When January arrived, Lawrence elevated his game again.
Across the Divisional Round and NFC Championship Game, he recorded 2.0 sacks and forced three fumbles, consistently collapsing pockets and disrupting game plans. According to Pro Football Focus, he finished the 2025 season with an 82.9 overall grade, ranking 13th among 115 qualified edge defenders — elite production in his 12th NFL season.
But beyond the numbers, it was belief that defined his move.
“This ring is everything I worked for,” Lawrence said. “Coming to Seattle gave me the structure and the belief I needed to reach the pinnacle of this game.”
For Cowboys fans, seeing Lawrence celebrate in navy and action green was difficult. For Seattle, it was validation of a culture shift years in the making.

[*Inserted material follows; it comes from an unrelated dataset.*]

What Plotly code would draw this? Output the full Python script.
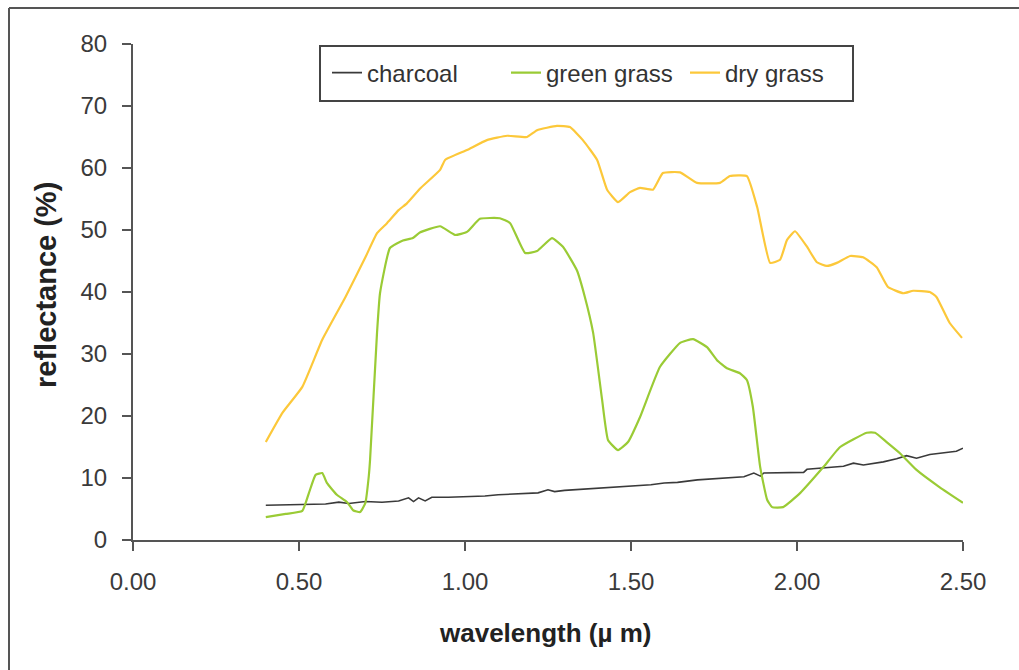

Lawrence’s departure from Dallas wasn’t about frustration — it was about opportunity. He recognized that championship windows are fragile and that environment matters as much as talent.
Now, as a Super Bowl champion, his decision stands as a reminder that sometimes the hardest career move is also the right one.
And for DeMarcus Lawrence, leaving wasn’t the end of something.
It was the beginning of everything he had chased.